Oh, was this town ever unusual. Most towns have bigger aspirations. They want to have an NFL football team, or to attract Boeing or Facebook or some other notable company. Seeking to be refined in every way, they want to boast of their entertainment, their education, and their economy. (I guess we could call that the three E's.)
Ah, but this city? It aspired to no more than housing all the homeless people. Oh, it might have wanted that MLB franchise, and that Microsoft headquarters, but, most of all, it wanted to help the homeless. It wanted to be that place where all other cities sent their homeless.

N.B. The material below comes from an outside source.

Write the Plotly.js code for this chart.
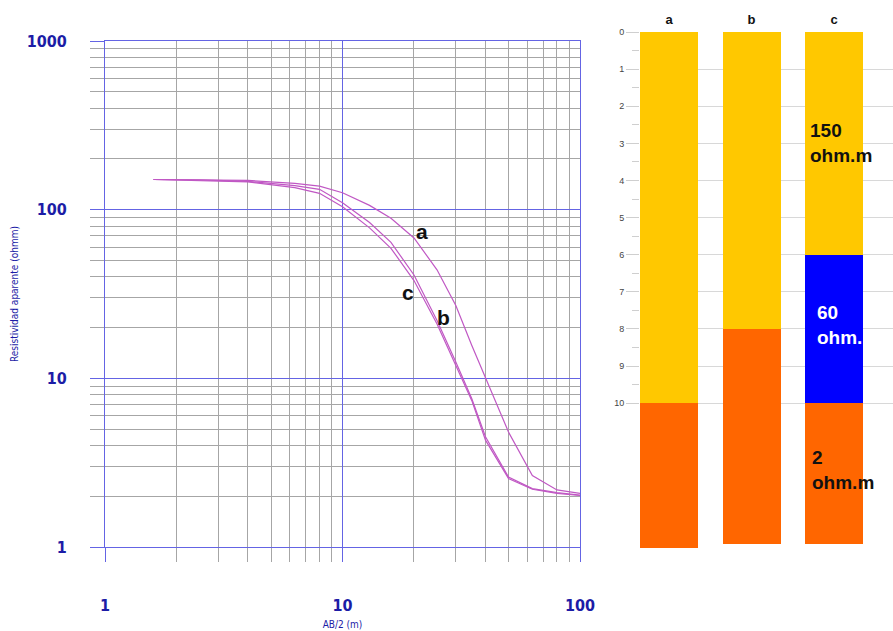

They read some scripture about a place where all nations would flow to in the last days, and must have mistakenly thought having all nations flow into you should mean bringing homeless people in from around the world.
They saw that sign Emma Lazarus posted in the New York Harbor -- the one that says something about taking in the starving and staggering, the cold and unkempt -- and they took it a little too literally.
"Give me your tired, your poor.
"Your huddled masses yearning to breathe free,
"The wretched refuse of your teeming shore,
"Send these, the homeless, tempest-tossed, to me:
"I lift my lamp beside the golden door."
Yeah, that poem was pretty much gospel to them.
Talk about a good way to tear into your economy, and attract crime. Were these guys (was this city) crazy?
Still, they did it, and did it with aplomb. They not only took in all the homeless people, they bettered them. They placed them in jobs, when they could. They got them off drugs, when they could. But, for those who wouldn't or couldn't work or wouldn't or couldn't quit drinking, they helped them, just the same.
Christian City, USA. Christian City, international. I've never seen anything like it.